#### [Written task]
Retype, word for word, the lines between the ones holding "Give me the D3.js source for this chart." and "var yTicks = d3.range(0, 21).map(function(i)", inclusive; pictures stay out of the copy.

** BEGIN Dataset excerpts **

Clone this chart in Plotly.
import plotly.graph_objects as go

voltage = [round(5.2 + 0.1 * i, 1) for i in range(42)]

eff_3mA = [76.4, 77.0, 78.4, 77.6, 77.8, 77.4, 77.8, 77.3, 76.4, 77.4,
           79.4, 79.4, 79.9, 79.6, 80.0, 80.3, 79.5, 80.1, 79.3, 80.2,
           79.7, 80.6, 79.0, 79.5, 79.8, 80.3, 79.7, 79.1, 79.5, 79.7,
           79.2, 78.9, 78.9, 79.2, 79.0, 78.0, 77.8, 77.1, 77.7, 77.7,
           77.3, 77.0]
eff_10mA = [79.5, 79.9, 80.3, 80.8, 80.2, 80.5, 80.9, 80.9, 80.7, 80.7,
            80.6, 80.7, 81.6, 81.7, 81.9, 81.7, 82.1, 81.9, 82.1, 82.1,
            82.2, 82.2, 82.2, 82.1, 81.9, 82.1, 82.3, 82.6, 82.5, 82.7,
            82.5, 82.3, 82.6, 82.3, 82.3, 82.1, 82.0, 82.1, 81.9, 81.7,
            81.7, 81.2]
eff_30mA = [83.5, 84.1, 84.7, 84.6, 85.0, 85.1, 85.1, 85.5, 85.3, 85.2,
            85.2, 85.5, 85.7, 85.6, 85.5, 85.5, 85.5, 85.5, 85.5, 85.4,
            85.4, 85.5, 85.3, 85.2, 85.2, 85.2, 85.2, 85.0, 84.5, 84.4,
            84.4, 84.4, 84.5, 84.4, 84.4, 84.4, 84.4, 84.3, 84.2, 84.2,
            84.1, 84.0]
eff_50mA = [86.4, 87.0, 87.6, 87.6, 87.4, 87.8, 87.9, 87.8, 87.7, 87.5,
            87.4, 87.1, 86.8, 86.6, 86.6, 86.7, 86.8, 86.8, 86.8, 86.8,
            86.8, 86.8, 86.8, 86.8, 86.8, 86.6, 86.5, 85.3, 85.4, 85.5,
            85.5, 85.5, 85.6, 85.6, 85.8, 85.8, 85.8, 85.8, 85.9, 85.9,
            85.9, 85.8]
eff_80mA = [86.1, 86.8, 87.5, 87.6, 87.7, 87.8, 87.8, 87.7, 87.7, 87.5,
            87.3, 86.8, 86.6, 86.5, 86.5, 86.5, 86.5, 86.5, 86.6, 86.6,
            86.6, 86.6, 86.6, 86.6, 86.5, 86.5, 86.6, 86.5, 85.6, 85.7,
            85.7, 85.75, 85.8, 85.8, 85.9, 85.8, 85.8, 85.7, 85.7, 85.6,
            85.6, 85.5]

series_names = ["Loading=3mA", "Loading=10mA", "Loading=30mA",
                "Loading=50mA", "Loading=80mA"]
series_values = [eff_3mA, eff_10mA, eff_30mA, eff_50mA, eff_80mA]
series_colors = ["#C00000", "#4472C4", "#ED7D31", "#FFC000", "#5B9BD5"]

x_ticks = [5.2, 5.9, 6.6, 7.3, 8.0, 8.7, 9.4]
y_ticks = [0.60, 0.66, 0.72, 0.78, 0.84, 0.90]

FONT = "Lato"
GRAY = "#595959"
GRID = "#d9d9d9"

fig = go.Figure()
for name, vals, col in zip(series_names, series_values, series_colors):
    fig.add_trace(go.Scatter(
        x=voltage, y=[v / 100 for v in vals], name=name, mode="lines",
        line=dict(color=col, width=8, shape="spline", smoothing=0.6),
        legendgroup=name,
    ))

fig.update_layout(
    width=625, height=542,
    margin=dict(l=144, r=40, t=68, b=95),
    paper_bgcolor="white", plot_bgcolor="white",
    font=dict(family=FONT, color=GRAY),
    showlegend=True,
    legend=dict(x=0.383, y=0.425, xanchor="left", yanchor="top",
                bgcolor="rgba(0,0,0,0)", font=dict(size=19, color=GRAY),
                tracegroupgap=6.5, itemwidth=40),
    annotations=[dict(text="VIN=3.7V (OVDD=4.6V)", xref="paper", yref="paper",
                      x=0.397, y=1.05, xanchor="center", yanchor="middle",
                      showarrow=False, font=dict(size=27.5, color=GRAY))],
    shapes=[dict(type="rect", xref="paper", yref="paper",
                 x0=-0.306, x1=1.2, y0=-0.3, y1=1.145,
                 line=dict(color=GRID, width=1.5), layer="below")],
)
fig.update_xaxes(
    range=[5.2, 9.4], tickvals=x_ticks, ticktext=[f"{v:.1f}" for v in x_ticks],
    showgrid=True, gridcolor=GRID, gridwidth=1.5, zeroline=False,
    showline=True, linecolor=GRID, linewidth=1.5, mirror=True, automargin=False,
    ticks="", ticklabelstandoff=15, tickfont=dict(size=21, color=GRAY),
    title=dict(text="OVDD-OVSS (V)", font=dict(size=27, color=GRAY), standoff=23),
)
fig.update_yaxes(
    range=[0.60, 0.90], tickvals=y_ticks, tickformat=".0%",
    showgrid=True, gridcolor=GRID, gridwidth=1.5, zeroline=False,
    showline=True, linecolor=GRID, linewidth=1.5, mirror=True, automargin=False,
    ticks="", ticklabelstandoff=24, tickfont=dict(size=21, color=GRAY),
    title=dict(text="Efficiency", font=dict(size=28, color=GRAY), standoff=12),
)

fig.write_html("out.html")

** END Dataset excerpts **
** BEGIN Dataset excerpts **

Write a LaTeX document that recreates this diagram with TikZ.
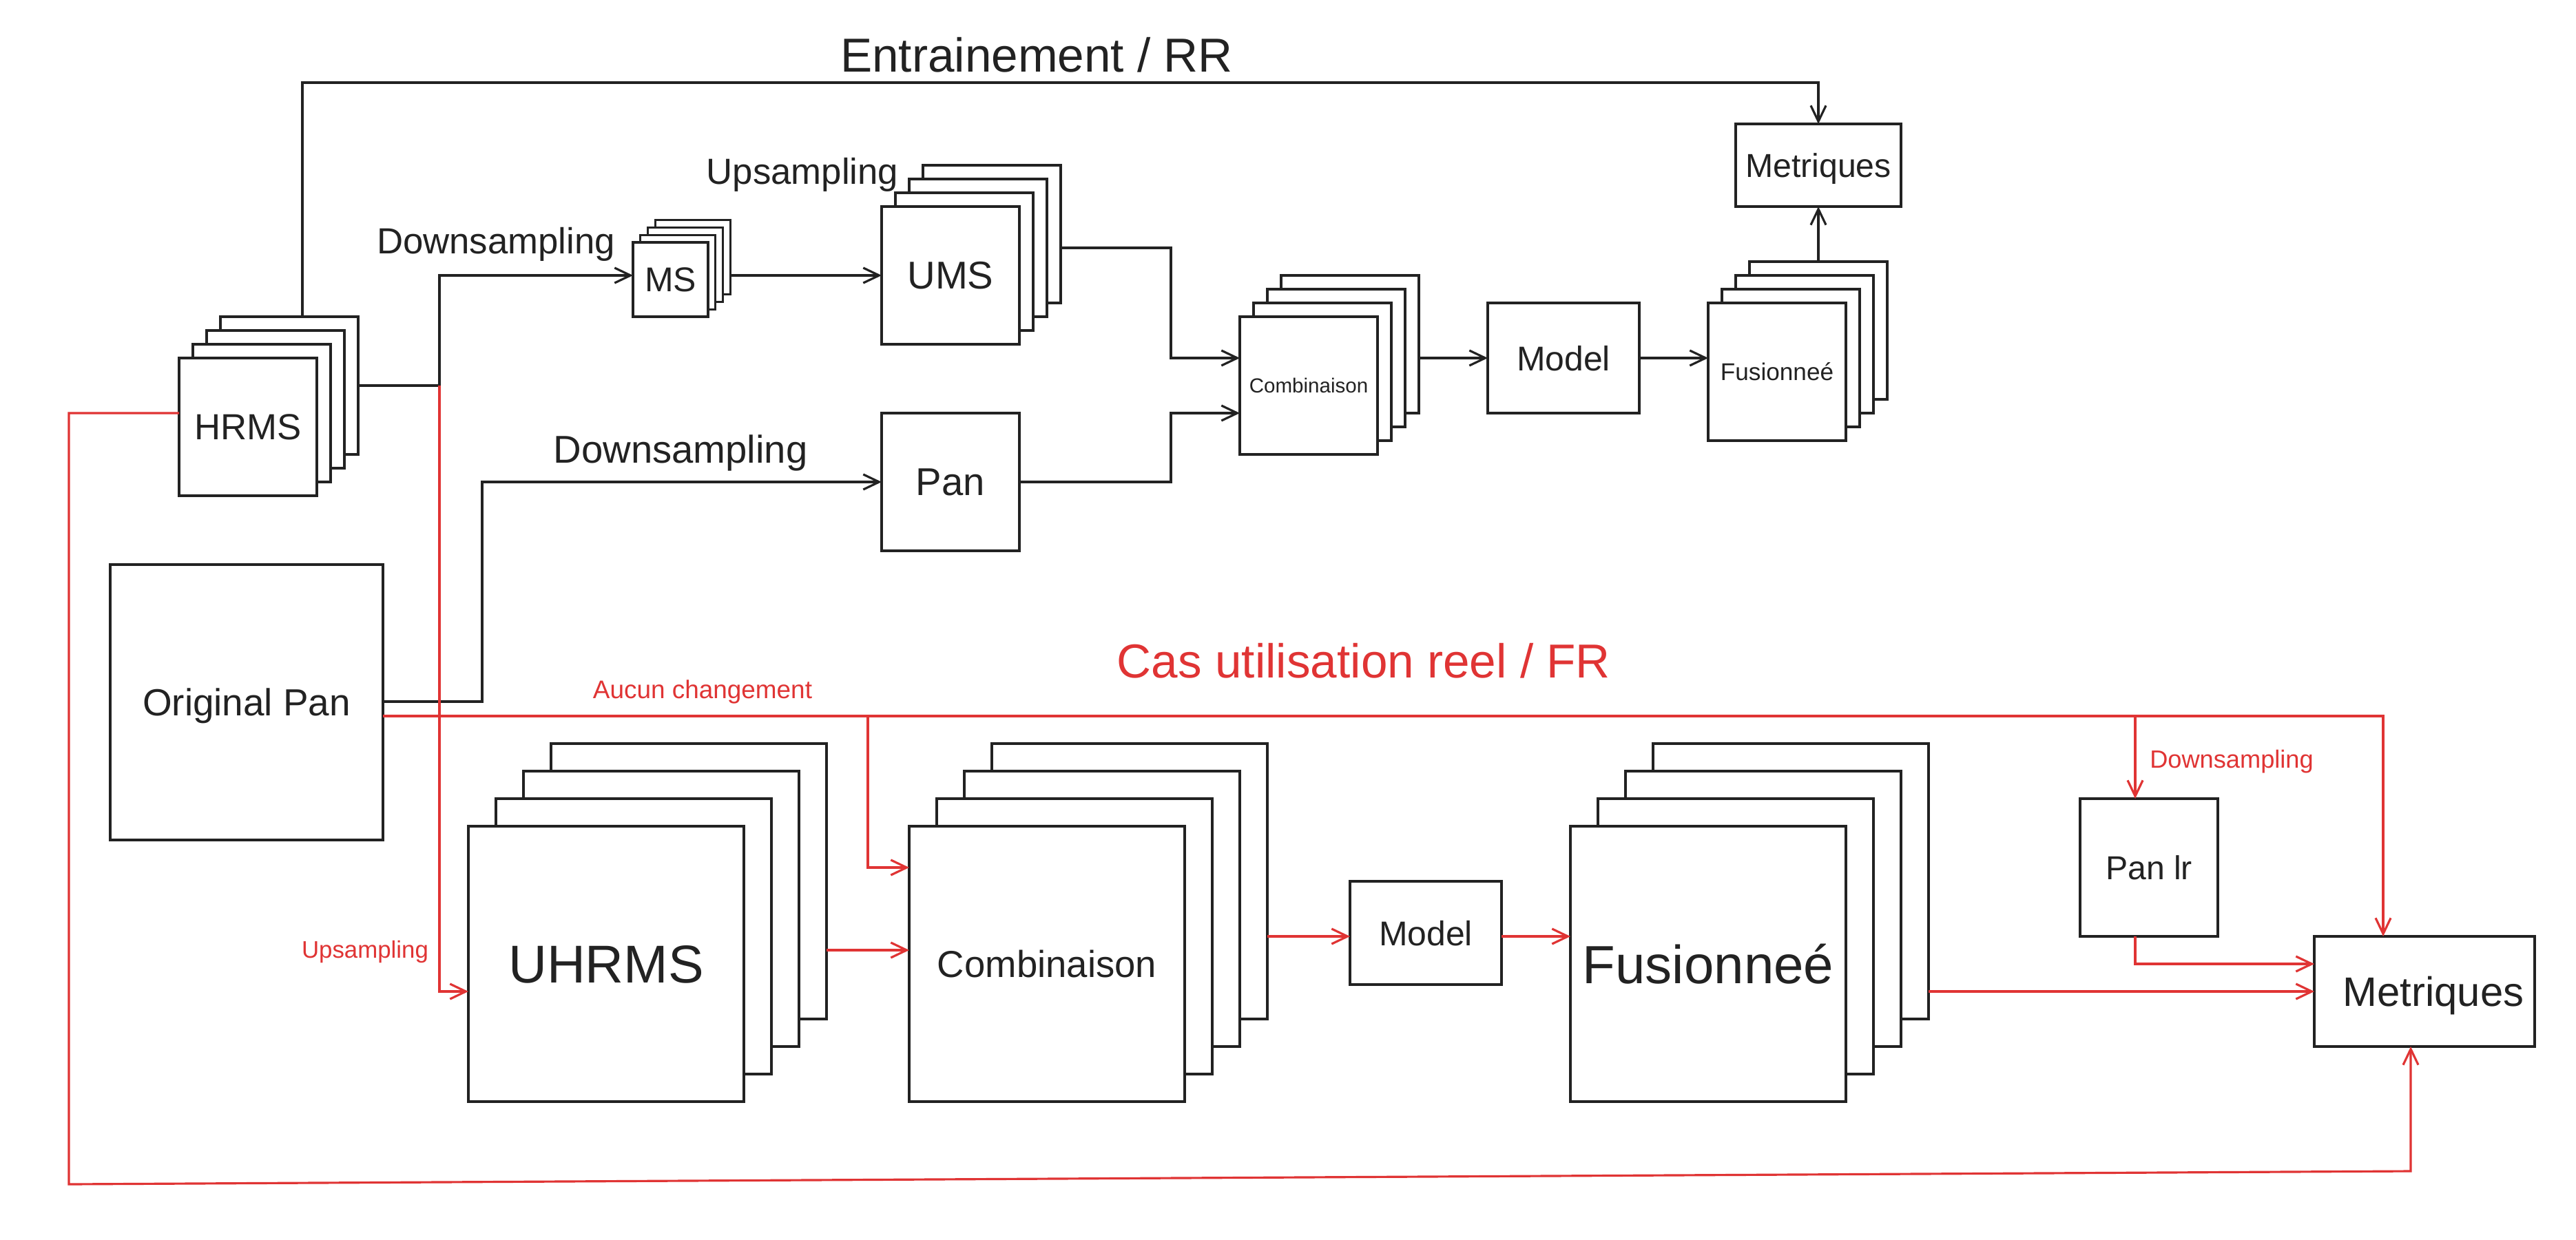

** END Dataset excerpts **
** BEGIN Dataset excerpts **

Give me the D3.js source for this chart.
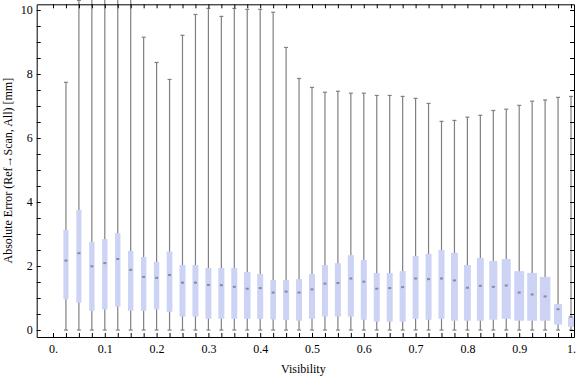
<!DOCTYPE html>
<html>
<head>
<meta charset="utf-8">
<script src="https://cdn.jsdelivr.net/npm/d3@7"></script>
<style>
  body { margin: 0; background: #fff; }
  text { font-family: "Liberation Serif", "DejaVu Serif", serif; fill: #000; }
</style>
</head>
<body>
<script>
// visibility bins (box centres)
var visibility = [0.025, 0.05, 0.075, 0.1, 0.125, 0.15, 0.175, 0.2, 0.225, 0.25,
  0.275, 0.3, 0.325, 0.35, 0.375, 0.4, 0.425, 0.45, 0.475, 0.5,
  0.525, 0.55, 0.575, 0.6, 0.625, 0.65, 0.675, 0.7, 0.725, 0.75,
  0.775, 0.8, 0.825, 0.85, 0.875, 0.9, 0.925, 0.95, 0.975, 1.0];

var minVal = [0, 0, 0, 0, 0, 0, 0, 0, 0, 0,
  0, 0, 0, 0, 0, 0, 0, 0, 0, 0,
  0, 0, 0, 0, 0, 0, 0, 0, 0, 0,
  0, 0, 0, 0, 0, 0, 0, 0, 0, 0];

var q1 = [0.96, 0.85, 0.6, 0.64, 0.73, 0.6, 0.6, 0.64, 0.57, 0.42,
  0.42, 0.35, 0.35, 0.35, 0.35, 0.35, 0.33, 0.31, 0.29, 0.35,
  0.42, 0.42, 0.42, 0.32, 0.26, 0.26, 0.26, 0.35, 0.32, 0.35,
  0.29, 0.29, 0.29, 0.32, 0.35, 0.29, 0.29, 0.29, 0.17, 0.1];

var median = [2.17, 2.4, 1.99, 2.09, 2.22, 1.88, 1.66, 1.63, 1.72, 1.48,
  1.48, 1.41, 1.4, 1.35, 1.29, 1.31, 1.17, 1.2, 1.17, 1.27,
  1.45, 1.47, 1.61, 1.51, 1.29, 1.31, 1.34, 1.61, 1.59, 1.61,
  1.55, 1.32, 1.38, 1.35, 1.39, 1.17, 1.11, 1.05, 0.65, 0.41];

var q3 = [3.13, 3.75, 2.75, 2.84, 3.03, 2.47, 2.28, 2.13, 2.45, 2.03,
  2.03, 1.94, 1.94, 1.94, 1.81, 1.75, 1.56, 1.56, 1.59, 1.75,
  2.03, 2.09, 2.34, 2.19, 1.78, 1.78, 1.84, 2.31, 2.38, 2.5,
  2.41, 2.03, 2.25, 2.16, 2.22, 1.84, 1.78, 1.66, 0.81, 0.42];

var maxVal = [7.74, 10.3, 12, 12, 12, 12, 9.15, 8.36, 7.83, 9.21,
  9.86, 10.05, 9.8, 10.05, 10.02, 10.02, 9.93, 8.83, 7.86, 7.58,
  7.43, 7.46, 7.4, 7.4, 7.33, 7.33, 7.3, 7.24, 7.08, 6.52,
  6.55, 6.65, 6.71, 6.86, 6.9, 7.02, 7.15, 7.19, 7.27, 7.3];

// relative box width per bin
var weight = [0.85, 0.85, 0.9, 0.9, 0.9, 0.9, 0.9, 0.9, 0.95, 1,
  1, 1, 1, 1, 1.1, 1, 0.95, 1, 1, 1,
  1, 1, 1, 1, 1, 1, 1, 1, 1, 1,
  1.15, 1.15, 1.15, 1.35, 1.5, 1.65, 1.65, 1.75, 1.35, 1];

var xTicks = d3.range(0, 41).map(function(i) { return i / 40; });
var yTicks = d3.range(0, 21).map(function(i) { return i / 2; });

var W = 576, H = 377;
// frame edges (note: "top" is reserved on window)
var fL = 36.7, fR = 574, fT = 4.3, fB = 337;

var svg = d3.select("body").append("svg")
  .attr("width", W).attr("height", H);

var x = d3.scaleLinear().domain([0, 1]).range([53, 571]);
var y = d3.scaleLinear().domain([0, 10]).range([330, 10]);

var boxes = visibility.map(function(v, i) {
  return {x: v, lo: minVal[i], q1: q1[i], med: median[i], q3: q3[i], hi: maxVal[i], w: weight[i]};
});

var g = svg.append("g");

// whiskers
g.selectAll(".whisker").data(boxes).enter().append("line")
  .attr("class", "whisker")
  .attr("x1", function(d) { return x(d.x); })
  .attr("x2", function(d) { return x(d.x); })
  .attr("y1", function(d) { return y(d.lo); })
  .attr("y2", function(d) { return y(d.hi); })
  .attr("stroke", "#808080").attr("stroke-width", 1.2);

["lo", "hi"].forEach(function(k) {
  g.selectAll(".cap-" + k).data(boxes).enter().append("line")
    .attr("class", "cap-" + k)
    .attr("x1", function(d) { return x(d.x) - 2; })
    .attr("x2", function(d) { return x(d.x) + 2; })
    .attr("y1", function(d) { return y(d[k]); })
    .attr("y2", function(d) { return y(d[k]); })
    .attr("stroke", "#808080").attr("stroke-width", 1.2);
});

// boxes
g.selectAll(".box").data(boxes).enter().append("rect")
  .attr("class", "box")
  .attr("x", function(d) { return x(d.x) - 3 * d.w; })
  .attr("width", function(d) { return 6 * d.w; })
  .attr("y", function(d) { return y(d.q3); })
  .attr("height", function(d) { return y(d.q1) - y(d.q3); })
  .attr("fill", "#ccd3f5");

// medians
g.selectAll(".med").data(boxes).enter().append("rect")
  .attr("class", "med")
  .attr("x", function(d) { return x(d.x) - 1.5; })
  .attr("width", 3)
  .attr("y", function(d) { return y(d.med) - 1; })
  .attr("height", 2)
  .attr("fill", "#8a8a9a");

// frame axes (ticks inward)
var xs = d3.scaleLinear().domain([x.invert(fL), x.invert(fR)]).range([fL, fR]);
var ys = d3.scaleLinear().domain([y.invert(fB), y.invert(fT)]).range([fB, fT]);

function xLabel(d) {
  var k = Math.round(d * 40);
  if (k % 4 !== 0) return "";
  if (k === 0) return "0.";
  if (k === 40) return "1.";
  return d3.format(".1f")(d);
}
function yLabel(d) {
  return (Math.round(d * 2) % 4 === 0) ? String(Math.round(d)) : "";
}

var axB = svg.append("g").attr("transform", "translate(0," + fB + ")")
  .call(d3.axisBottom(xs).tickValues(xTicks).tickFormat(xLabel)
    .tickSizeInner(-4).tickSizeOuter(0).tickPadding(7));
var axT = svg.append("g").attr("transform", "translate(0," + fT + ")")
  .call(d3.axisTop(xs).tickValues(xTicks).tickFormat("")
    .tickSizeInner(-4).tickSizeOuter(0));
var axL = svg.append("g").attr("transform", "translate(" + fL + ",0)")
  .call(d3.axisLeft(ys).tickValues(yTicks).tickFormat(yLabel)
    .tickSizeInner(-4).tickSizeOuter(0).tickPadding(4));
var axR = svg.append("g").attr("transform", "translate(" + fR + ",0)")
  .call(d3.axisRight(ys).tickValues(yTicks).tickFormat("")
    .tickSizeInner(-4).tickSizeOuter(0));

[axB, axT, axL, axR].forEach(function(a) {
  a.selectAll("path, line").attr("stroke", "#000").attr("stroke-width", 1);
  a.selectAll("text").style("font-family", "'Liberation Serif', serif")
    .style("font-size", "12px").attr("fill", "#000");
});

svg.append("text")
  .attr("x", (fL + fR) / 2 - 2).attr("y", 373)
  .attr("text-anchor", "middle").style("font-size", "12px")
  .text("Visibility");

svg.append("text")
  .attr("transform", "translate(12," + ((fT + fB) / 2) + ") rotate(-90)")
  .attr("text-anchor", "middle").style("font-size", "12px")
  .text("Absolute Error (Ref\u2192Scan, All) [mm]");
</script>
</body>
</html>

** END Dataset excerpts **

#### [Answer to this problem]
Give me the D3.js source for this chart.
<!DOCTYPE html>
<html>
<head>
<meta charset="utf-8">
<script src="https://cdn.jsdelivr.net/npm/d3@7"></script>
<style>
  body { margin: 0; background: #fff; }
  text { font-family: "Liberation Serif", "DejaVu Serif", serif; fill: #000; }
</style>
</head>
<body>
<script>
// visibility bins (box centres)
var visibility = [0.025, 0.05, 0.075, 0.1, 0.125, 0.15, 0.175, 0.2, 0.225, 0.25,
  0.275, 0.3, 0.325, 0.35, 0.375, 0.4, 0.425, 0.45, 0.475, 0.5,
  0.525, 0.55, 0.575, 0.6, 0.625, 0.65, 0.675, 0.7, 0.725, 0.75,
  0.775, 0.8, 0.825, 0.85, 0.875, 0.9, 0.925, 0.95, 0.975, 1.0];

var minVal = [0, 0, 0, 0, 0, 0, 0, 0, 0, 0,
  0, 0, 0, 0, 0, 0, 0, 0, 0, 0,
  0, 0, 0, 0, 0, 0, 0, 0, 0, 0,
  0, 0, 0, 0, 0, 0, 0, 0, 0, 0];

var q1 = [0.96, 0.85, 0.6, 0.64, 0.73, 0.6, 0.6, 0.64, 0.57, 0.42,
  0.42, 0.35, 0.35, 0.35, 0.35, 0.35, 0.33, 0.31, 0.29, 0.35,
  0.42, 0.42, 0.42, 0.32, 0.26, 0.26, 0.26, 0.35, 0.32, 0.35,
  0.29, 0.29, 0.29, 0.32, 0.35, 0.29, 0.29, 0.29, 0.17, 0.1];

var median = [2.17, 2.4, 1.99, 2.09, 2.22, 1.88, 1.66, 1.63, 1.72, 1.48,
  1.48, 1.41, 1.4, 1.35, 1.29, 1.31, 1.17, 1.2, 1.17, 1.27,
  1.45, 1.47, 1.61, 1.51, 1.29, 1.31, 1.34, 1.61, 1.59, 1.61,
  1.55, 1.32, 1.38, 1.35, 1.39, 1.17, 1.11, 1.05, 0.65, 0.41];

var q3 = [3.13, 3.75, 2.75, 2.84, 3.03, 2.47, 2.28, 2.13, 2.45, 2.03,
  2.03, 1.94, 1.94, 1.94, 1.81, 1.75, 1.56, 1.56, 1.59, 1.75,
  2.03, 2.09, 2.34, 2.19, 1.78, 1.78, 1.84, 2.31, 2.38, 2.5,
  2.41, 2.03, 2.25, 2.16, 2.22, 1.84, 1.78, 1.66, 0.81, 0.42];

var maxVal = [7.74, 10.3, 12, 12, 12, 12, 9.15, 8.36, 7.83, 9.21,
  9.86, 10.05, 9.8, 10.05, 10.02, 10.02, 9.93, 8.83, 7.86, 7.58,
  7.43, 7.46, 7.4, 7.4, 7.33, 7.33, 7.3, 7.24, 7.08, 6.52,
  6.55, 6.65, 6.71, 6.86, 6.9, 7.02, 7.15, 7.19, 7.27, 7.3];

// relative box width per bin
var weight = [0.85, 0.85, 0.9, 0.9, 0.9, 0.9, 0.9, 0.9, 0.95, 1,
  1, 1, 1, 1, 1.1, 1, 0.95, 1, 1, 1,
  1, 1, 1, 1, 1, 1, 1, 1, 1, 1,
  1.15, 1.15, 1.15, 1.35, 1.5, 1.65, 1.65, 1.75, 1.35, 1];

var xTicks = d3.range(0, 41).map(function(i) { return i / 40; });
var yTicks = d3.range(0, 21).map(function(i) { return i / 2; });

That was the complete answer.